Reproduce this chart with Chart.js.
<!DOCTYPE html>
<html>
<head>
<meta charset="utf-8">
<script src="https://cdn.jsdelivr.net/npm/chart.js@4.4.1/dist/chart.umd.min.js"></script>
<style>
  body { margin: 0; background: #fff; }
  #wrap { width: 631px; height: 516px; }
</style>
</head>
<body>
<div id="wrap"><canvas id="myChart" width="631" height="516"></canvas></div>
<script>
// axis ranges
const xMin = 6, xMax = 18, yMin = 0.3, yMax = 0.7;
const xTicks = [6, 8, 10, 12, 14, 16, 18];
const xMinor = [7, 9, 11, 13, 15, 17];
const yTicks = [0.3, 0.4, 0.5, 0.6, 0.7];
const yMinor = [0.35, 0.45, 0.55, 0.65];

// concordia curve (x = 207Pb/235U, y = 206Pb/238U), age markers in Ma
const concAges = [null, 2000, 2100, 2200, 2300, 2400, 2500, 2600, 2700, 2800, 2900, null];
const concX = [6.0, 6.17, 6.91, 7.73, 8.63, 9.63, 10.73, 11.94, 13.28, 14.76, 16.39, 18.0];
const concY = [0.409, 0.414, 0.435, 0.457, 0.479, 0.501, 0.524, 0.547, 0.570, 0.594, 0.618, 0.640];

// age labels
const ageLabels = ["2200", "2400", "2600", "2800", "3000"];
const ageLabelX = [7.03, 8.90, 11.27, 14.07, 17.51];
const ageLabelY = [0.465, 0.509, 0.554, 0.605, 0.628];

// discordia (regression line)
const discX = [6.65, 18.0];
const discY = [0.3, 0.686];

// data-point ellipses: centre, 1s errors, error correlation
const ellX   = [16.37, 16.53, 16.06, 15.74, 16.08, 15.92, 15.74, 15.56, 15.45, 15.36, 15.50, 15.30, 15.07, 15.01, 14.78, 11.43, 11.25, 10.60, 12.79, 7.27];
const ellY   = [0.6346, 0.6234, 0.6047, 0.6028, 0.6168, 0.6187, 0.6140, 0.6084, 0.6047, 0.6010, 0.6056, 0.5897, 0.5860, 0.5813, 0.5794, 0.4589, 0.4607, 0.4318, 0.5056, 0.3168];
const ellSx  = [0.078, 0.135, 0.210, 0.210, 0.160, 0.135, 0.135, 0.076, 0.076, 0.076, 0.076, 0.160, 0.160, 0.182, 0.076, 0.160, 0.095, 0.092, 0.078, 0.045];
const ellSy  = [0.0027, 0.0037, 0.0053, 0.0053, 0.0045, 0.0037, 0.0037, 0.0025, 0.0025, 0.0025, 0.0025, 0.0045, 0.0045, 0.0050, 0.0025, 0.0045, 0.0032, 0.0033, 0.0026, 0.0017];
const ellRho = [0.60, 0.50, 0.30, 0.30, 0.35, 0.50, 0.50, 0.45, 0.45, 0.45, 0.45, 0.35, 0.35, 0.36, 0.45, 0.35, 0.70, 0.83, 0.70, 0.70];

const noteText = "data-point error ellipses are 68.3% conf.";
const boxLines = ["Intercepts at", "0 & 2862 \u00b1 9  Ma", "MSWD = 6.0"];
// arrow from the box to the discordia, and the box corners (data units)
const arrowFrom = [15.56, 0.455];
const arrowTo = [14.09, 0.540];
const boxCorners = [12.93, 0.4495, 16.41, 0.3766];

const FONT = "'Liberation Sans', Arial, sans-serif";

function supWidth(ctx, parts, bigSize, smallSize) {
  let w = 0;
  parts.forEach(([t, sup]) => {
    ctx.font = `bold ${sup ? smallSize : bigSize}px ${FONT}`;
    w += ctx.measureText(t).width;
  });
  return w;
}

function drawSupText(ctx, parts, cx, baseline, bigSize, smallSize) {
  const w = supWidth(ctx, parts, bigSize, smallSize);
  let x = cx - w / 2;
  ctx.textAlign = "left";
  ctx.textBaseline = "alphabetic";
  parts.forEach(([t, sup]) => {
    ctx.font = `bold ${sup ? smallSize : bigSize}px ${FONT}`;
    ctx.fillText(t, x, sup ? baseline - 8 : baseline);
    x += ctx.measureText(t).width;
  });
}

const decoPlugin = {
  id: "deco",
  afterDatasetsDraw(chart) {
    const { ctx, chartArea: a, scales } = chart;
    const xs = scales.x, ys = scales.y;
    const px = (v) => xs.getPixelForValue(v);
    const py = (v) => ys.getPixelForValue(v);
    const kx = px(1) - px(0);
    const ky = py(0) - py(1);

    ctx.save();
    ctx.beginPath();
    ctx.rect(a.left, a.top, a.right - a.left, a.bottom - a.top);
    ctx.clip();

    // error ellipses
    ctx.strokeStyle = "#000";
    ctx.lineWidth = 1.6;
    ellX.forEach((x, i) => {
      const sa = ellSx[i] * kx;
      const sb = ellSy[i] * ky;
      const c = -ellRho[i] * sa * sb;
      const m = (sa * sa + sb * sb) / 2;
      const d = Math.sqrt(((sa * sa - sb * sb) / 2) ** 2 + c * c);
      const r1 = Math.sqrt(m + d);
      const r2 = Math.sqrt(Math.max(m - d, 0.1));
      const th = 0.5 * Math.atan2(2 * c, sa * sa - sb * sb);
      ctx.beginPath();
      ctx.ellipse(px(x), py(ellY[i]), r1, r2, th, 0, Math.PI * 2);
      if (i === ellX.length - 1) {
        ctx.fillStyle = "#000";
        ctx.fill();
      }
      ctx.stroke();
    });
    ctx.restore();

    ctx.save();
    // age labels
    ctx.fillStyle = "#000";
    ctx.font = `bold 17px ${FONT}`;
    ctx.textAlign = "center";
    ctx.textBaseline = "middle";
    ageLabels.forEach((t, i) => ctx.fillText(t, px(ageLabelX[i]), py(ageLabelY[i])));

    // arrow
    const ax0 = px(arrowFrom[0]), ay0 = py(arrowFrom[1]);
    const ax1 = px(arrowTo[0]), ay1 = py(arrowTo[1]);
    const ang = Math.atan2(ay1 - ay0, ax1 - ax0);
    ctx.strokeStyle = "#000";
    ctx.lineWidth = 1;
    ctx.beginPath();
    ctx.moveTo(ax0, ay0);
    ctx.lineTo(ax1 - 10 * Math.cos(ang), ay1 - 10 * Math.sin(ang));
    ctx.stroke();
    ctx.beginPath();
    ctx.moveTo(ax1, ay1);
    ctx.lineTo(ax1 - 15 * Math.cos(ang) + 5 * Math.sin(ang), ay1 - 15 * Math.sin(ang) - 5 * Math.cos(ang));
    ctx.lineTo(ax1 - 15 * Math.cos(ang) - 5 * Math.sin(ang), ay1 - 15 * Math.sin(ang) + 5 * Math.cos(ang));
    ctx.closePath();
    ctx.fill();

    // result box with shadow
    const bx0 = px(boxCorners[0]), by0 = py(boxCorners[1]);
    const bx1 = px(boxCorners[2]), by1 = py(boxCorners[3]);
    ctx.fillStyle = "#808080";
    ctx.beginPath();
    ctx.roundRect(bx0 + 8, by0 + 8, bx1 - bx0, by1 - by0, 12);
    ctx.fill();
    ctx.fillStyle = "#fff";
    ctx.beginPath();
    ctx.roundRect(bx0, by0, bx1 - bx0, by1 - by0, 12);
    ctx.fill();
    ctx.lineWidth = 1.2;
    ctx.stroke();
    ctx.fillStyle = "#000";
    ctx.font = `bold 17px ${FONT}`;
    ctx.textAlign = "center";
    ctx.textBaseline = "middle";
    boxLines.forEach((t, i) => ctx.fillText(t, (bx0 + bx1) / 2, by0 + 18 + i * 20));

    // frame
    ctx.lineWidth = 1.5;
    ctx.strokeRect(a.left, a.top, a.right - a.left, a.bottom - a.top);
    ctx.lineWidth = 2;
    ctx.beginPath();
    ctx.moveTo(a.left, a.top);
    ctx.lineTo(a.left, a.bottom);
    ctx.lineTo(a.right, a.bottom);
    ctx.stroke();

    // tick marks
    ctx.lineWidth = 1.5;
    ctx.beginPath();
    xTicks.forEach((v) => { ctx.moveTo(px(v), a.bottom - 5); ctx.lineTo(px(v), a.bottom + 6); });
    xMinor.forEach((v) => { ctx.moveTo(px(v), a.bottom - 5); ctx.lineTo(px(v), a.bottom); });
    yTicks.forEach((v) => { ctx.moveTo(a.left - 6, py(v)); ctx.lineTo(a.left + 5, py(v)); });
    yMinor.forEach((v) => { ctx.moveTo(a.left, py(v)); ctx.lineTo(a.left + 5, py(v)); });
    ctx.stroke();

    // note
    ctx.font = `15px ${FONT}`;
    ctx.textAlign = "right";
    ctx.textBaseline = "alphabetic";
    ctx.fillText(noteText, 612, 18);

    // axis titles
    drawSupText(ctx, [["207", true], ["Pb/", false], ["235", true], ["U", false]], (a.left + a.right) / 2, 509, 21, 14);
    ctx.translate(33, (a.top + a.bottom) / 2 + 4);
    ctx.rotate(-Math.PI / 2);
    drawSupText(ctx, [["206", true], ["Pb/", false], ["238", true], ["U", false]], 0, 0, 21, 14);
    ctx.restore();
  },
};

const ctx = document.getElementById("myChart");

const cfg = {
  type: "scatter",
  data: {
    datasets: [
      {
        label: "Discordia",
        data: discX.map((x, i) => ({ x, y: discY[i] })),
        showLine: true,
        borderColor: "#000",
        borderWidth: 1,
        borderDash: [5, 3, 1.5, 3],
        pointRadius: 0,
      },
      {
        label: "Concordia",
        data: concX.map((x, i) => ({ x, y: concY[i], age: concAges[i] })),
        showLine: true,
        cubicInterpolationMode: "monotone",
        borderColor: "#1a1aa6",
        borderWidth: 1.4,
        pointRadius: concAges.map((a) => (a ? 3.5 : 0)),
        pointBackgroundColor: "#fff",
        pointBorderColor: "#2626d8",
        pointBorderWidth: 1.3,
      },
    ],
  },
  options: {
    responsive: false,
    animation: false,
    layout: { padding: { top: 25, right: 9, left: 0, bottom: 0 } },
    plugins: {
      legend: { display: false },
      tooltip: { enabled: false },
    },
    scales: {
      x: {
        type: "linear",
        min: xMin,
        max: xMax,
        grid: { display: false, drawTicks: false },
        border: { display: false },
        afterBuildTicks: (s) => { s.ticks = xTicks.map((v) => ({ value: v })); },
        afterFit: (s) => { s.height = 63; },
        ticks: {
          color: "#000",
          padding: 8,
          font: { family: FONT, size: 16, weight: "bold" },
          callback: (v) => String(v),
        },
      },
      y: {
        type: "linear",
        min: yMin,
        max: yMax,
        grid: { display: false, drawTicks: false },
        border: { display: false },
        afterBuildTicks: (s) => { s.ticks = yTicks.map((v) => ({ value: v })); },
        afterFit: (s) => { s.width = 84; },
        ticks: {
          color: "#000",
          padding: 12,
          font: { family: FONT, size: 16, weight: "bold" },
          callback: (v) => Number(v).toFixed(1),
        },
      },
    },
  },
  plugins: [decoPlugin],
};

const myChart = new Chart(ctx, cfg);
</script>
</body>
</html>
□ □ □ □ □
### [INSTRUCTIONS TO FOLLOW]
Reproduce verbatim only this range: the first line of the material through the line that contains "const discY = [0.3, 0.686];", inclusive.

### [SOLUTION TO THE EXERCISE]
Reproduce this chart with Chart.js.
<!DOCTYPE html>
<html>
<head>
<meta charset="utf-8">
<script src="https://cdn.jsdelivr.net/npm/chart.js@4.4.1/dist/chart.umd.min.js"></script>
<style>
  body { margin: 0; background: #fff; }
  #wrap { width: 631px; height: 516px; }
</style>
</head>
<body>
<div id="wrap"><canvas id="myChart" width="631" height="516"></canvas></div>
<script>
// axis ranges
const xMin = 6, xMax = 18, yMin = 0.3, yMax = 0.7;
const xTicks = [6, 8, 10, 12, 14, 16, 18];
const xMinor = [7, 9, 11, 13, 15, 17];
const yTicks = [0.3, 0.4, 0.5, 0.6, 0.7];
const yMinor = [0.35, 0.45, 0.55, 0.65];

// concordia curve (x = 207Pb/235U, y = 206Pb/238U), age markers in Ma
const concAges = [null, 2000, 2100, 2200, 2300, 2400, 2500, 2600, 2700, 2800, 2900, null];
const concX = [6.0, 6.17, 6.91, 7.73, 8.63, 9.63, 10.73, 11.94, 13.28, 14.76, 16.39, 18.0];
const concY = [0.409, 0.414, 0.435, 0.457, 0.479, 0.501, 0.524, 0.547, 0.570, 0.594, 0.618, 0.640];

// age labels
const ageLabels = ["2200", "2400", "2600", "2800", "3000"];
const ageLabelX = [7.03, 8.90, 11.27, 14.07, 17.51];
const ageLabelY = [0.465, 0.509, 0.554, 0.605, 0.628];

// discordia (regression line)
const discX = [6.65, 18.0];
const discY = [0.3, 0.686];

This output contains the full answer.